— BEGIN DATA PROVIDED —

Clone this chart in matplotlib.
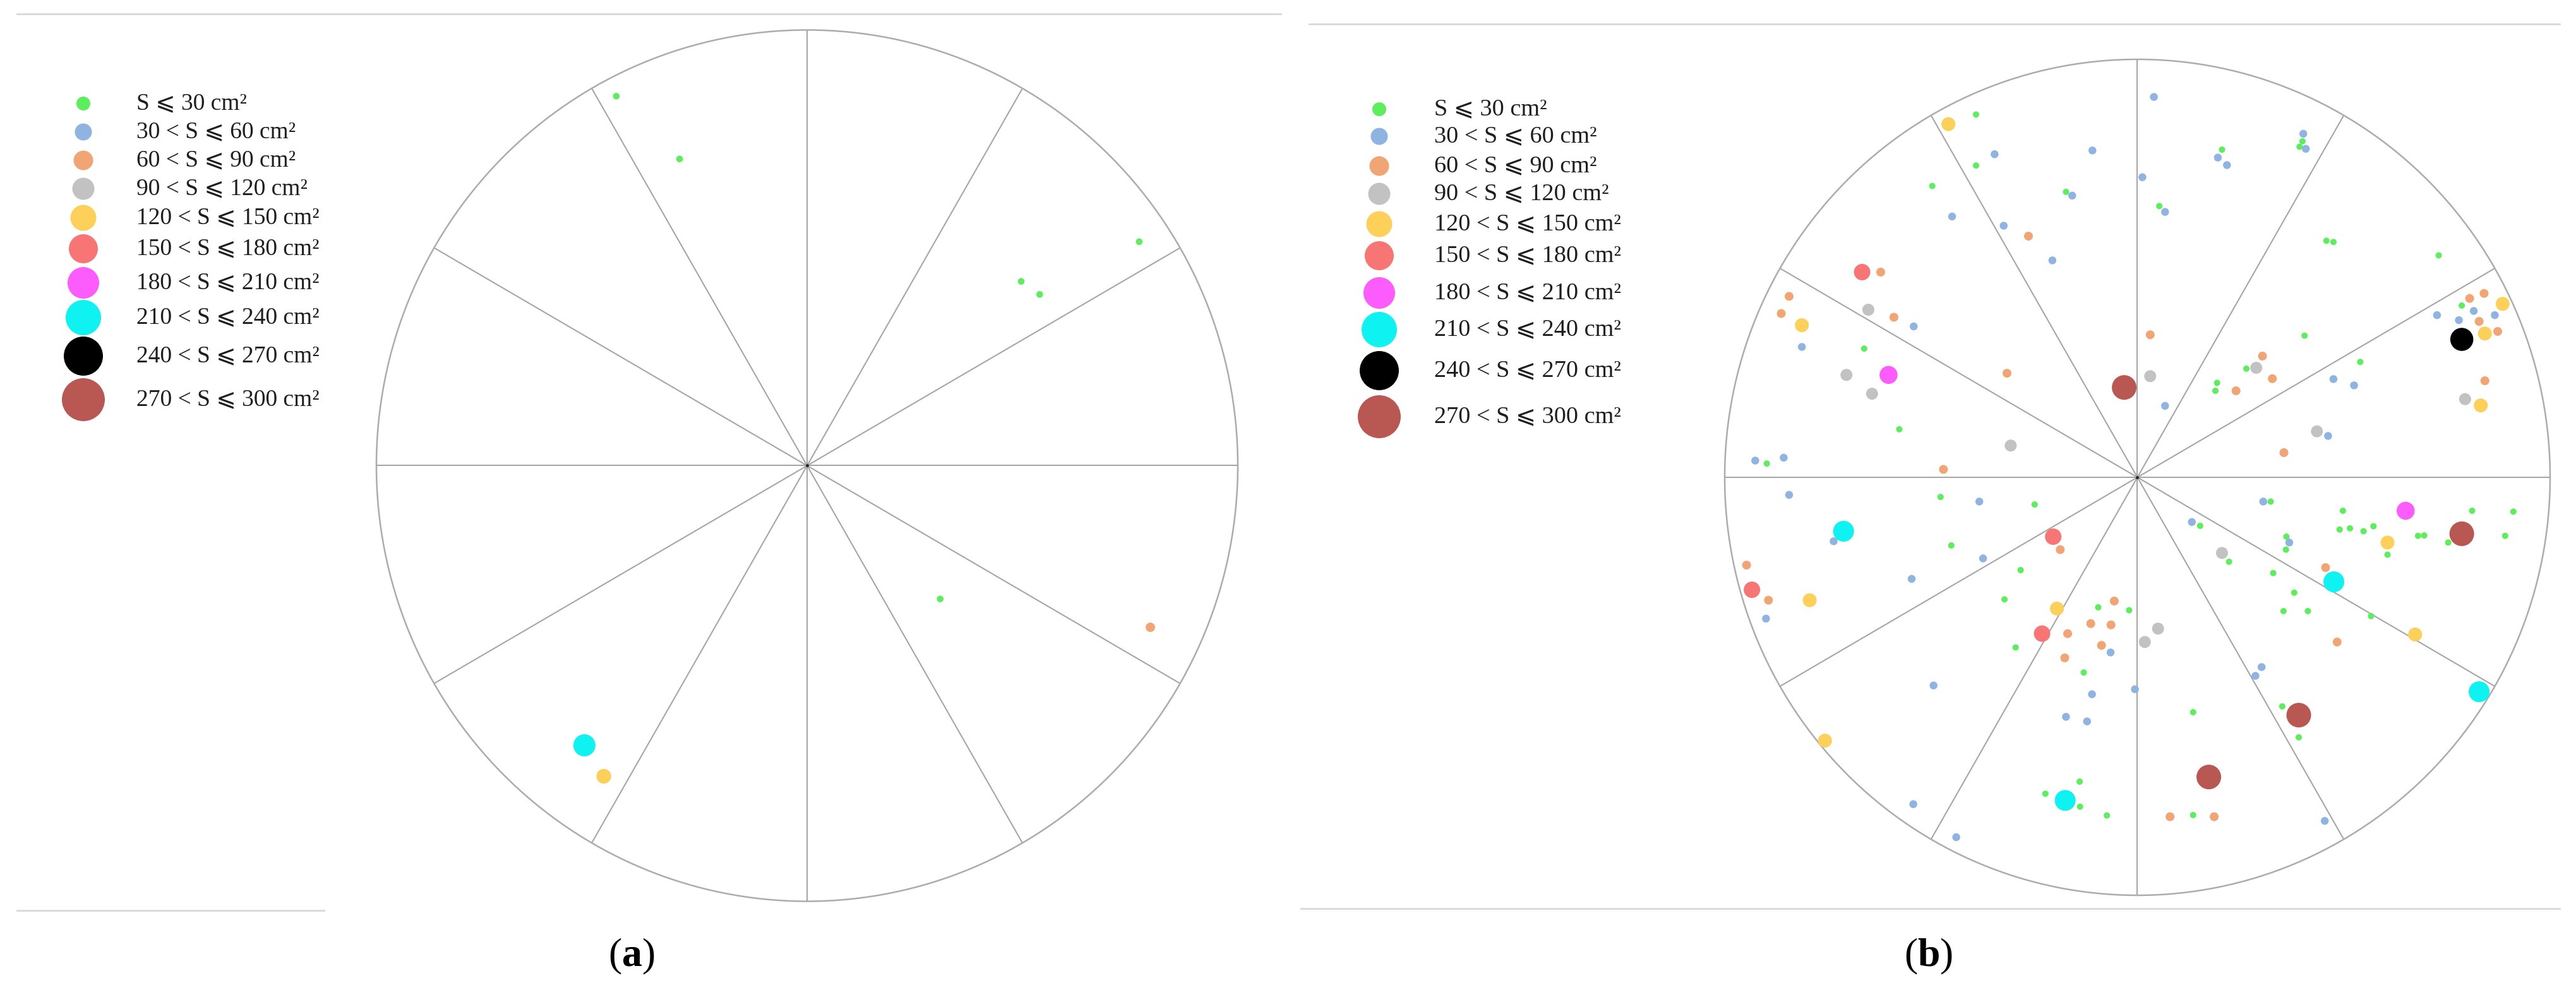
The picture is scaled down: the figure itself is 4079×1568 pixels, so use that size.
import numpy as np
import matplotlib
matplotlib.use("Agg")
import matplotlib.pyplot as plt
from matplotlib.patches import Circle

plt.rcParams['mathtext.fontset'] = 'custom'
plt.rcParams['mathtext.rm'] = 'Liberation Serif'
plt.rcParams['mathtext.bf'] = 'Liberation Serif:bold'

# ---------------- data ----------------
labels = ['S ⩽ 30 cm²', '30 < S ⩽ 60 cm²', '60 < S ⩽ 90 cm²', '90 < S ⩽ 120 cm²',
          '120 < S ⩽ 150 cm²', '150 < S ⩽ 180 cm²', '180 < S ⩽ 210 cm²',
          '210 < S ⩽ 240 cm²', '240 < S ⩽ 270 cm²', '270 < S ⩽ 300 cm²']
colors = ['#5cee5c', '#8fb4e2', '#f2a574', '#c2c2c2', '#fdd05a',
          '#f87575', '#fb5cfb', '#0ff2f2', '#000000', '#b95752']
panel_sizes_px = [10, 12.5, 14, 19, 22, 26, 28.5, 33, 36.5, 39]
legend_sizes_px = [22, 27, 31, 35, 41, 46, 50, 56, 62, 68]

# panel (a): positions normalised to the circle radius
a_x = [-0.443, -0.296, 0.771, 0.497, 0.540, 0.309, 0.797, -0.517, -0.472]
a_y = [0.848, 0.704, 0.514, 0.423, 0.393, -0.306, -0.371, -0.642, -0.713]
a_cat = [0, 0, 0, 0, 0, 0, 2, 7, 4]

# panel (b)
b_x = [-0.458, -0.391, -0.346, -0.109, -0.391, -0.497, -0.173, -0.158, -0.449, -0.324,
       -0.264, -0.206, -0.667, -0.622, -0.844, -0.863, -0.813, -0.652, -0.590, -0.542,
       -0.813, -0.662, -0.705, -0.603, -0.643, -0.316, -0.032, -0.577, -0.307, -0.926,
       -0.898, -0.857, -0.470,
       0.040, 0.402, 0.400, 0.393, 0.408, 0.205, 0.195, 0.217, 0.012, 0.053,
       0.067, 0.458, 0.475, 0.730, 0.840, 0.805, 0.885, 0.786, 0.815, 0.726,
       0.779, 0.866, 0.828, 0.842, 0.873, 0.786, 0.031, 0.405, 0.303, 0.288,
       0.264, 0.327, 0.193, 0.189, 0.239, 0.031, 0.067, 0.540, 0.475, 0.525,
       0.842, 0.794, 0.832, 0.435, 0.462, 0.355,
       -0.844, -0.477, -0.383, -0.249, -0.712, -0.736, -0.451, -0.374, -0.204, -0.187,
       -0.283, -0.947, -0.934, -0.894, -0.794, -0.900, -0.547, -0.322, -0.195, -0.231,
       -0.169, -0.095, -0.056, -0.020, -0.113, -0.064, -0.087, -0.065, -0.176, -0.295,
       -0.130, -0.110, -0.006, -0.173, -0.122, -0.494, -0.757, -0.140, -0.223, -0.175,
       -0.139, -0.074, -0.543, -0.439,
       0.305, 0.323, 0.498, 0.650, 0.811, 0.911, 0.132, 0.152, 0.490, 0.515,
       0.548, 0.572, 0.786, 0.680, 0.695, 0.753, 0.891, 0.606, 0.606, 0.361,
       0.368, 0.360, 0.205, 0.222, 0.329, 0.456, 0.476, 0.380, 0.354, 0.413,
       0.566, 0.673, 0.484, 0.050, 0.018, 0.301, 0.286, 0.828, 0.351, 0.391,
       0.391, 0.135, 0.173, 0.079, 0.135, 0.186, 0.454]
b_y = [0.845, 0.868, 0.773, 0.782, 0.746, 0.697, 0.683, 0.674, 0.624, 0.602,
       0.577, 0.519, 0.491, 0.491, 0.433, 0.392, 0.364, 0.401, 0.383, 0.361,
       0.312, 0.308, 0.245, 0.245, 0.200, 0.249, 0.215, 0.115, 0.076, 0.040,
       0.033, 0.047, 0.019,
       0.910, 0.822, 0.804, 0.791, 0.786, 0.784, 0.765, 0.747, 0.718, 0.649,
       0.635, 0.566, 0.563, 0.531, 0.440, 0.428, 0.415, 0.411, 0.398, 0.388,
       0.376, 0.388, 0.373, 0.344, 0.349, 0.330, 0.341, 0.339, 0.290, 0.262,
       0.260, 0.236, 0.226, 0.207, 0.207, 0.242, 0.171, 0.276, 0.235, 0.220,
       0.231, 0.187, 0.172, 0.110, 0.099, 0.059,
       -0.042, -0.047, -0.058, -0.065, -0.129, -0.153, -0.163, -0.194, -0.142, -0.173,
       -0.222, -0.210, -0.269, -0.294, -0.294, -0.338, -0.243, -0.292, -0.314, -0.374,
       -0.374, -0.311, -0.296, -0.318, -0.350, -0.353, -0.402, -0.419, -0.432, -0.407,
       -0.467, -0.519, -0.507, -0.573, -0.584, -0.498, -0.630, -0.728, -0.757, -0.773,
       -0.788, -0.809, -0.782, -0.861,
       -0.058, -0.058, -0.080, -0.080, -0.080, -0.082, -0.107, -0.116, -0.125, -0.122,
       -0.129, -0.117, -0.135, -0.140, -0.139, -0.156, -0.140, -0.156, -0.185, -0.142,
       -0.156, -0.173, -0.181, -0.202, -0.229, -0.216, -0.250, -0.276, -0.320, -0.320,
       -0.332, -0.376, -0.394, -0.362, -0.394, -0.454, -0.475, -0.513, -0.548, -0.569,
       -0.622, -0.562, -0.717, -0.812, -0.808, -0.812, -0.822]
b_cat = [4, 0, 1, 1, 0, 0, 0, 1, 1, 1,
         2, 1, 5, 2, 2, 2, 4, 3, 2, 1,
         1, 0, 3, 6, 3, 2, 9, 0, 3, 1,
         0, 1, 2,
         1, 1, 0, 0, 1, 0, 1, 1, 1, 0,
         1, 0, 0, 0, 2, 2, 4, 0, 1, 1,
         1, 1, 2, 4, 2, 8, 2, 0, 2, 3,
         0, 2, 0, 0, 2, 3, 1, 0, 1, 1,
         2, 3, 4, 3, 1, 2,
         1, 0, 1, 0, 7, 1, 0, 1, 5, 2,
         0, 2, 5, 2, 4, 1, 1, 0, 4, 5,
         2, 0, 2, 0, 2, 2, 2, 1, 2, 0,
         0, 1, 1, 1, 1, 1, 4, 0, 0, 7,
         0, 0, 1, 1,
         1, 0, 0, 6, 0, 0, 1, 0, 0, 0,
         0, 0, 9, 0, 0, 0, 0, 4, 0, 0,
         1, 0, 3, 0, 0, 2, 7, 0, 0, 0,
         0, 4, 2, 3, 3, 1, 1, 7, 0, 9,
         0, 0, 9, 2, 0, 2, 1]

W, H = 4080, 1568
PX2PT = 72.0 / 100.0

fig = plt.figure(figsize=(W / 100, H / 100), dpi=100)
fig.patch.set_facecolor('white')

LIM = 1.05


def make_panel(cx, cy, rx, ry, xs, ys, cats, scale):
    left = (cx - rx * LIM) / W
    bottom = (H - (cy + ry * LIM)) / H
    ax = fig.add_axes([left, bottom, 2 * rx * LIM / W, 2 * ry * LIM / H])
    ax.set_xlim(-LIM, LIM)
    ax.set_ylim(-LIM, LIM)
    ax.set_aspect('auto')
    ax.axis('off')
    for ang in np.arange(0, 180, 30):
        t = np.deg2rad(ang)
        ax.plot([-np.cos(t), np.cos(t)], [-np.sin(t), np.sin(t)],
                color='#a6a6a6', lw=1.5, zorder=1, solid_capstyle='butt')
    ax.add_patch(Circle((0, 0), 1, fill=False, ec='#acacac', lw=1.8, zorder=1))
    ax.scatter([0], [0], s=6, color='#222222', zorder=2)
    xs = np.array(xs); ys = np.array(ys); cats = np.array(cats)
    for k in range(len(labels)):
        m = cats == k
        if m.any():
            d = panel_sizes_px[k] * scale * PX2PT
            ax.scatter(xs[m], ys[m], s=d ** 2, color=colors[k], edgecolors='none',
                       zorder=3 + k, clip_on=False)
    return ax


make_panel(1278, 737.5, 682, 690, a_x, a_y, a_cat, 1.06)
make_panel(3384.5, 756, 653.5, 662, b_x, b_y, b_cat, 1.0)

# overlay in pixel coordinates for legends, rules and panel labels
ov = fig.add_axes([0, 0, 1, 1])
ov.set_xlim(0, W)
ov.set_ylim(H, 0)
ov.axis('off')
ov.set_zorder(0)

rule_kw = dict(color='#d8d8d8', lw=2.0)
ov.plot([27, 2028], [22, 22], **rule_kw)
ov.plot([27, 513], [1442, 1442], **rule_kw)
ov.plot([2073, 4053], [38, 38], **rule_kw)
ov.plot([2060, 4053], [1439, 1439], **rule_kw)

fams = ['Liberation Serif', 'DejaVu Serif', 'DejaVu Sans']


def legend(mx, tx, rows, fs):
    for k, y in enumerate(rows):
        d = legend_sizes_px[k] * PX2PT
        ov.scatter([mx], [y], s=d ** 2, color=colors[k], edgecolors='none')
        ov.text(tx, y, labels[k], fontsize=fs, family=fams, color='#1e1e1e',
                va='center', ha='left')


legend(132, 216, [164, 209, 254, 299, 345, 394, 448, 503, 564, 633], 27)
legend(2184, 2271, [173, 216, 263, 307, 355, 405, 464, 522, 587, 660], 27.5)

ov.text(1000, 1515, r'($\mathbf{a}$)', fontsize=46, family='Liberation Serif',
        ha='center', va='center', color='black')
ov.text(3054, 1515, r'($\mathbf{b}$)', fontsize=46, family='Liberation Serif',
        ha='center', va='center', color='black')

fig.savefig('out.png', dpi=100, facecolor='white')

— END DATA PROVIDED —

> _WORK TO COMPLETE_: The lines to quote run from the one containing "The picture is" to the one containing "a_cat = [0, 0, 0, 0, 0, 0, 2, 7, 4]". Quote them exactly, with both of those lines, and nothing else.

> _WRITTEN ANSWER_:
The picture is scaled down: the figure itself is 4079×1568 pixels, so use that size.
import numpy as np
import matplotlib
matplotlib.use("Agg")
import matplotlib.pyplot as plt
from matplotlib.patches import Circle

plt.rcParams['mathtext.fontset'] = 'custom'
plt.rcParams['mathtext.rm'] = 'Liberation Serif'
plt.rcParams['mathtext.bf'] = 'Liberation Serif:bold'

# ---------------- data ----------------
labels = ['S ⩽ 30 cm²', '30 < S ⩽ 60 cm²', '60 < S ⩽ 90 cm²', '90 < S ⩽ 120 cm²',
          '120 < S ⩽ 150 cm²', '150 < S ⩽ 180 cm²', '180 < S ⩽ 210 cm²',
          '210 < S ⩽ 240 cm²', '240 < S ⩽ 270 cm²', '270 < S ⩽ 300 cm²']
colors = ['#5cee5c', '#8fb4e2', '#f2a574', '#c2c2c2', '#fdd05a',
          '#f87575', '#fb5cfb', '#0ff2f2', '#000000', '#b95752']
panel_sizes_px = [10, 12.5, 14, 19, 22, 26, 28.5, 33, 36.5, 39]
legend_sizes_px = [22, 27, 31, 35, 41, 46, 50, 56, 62, 68]

# panel (a): positions normalised to the circle radius
a_x = [-0.443, -0.296, 0.771, 0.497, 0.540, 0.309, 0.797, -0.517, -0.472]
a_y = [0.848, 0.704, 0.514, 0.423, 0.393, -0.306, -0.371, -0.642, -0.713]
a_cat = [0, 0, 0, 0, 0, 0, 2, 7, 4]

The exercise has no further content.